Folha - Mas é também o símbolo de um dos conflitos mais violentos dos últimos anos. Por um lado o conflito entre o Ocidente e o Islã e, por outro lado, no próprio mundo islâmico, o conflito entre a perspectiva fundamentalista e uma posição de abertura. Para alguns, e talvez para muitos, os palestinos não inspiram simpatia. Até a parte hoje engajada no processo de paz, a parte não fundamentalista, tem um passado terrorista com o qual imagino que nem você simpatize.

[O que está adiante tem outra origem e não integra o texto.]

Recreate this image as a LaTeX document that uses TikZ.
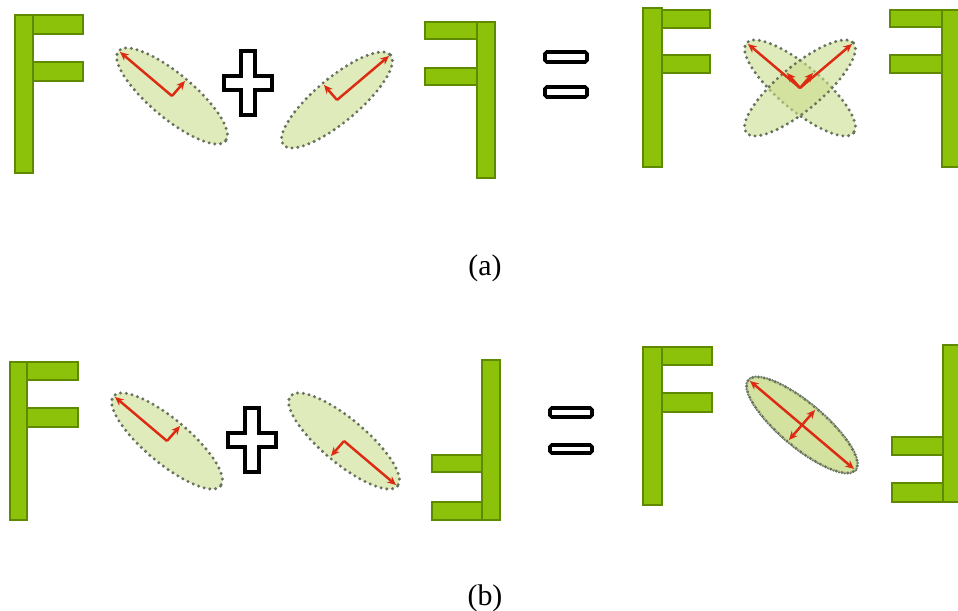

Toscani - Não tenho simpatia pelo passado de nenhum povo. Se você olha para o passado, nenhum povo –gregos, romanos, americanos– é simpático. Não precisa olhar para o passado; conhecemos o passado, precisa olhar para o futuro.
Folha - A causa palestina foi em uma época abraçada por muitos progressistas de nossa geração. Aos poucos, me parece que perdeu estas simpatias, por ter alimentado um terror particular, não dirigido contra um inimigo específico. O terrorismo palestino foi uma espécie de inverso da idéia de "United Colors": uma "trade mark" do ódio para com o Ocidente, como se este fosse diferente ao ponto de seus habitantes poderem ser todos vítimas indiscriminadas de qualquer violência.
Toscani - Não acredito nisso. Todas as guerras são guerras civis. O mundo esteve contra a Palestina, por isso a guerra deles era contra o mundo inteiro.